General Security chief General Jamil Sayyid and General Ali Haj, head of Internal Security Forces, presented their offer in writing to Prime Minister Najib Miqati, the agency said.

Sayyid and Haj were among several security leaders whose removal has been demanded by the opposition for suspected direct or indirect involvement in the killing.

"I put myself at the disposition [of the prime minister] from the moment the international inquiry commission starts its work and until it completes its mission," Sayyid said.

"In accordance with the recommendation of the United Nations, I will not exercise my functions during the period that the commission is working," he said.

Move questioned

Speaking to Aljazeera, Lebanese opposition minister of parliament Jean Oghastian described the offer made by the two security chiefs as illegal, saying a government official has no right to put himself at the disposal of the government.

"The two security officials have no right to determine the duration of their stepping aside, because these decisions could be made by the interior minister only," Oghastian said.

"The two security chiefs could only resign or take a leave without pay," he said.

Elections

Miqati said after a cabinet meeting on Friday the government was committed to meeting demands for the firing of security chiefs. He said he welcomed Sayyid's initiative.

Sayyid has put himself at the
disposal of the prime minister

The prime minister also said parliamentary elections would be held by 29 May, two days before the expiry of the legislature's mandate.

Miqati said he was sending to parliament a proposed mechanism to hold elections within the constitutional deadline.
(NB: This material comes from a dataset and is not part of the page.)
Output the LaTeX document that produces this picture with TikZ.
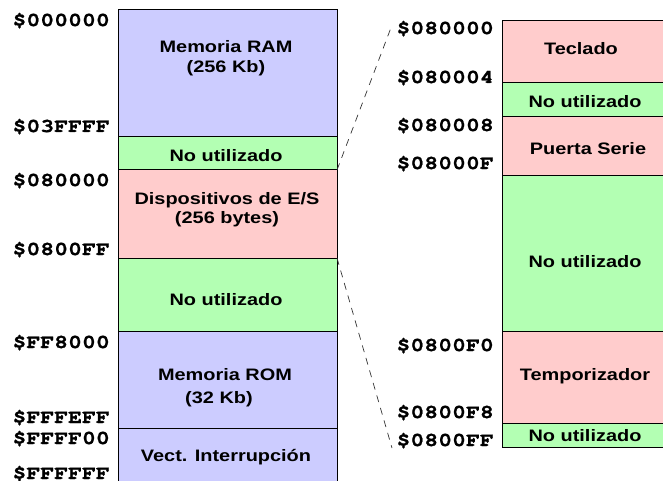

But he warned that if parliament did not approve the proposed mechanism, his cabinet would call an election. "If the honourable parliament does not approve, we will be forced to call the electoral bodies a month before May 29, that is April 29, in order to conduct elections on May 29," Miqati said.

It was the first time a government leader in Lebanon gave a fixed date for the elections. The proposal, which Miqati did not disclose, appears to serve as a compromise between demands of the pro- and anti-Syrian camps.

Oghastian told Aljazeera: "The announcement meets the demands of the opposition as well as the demands of all Lebanese people."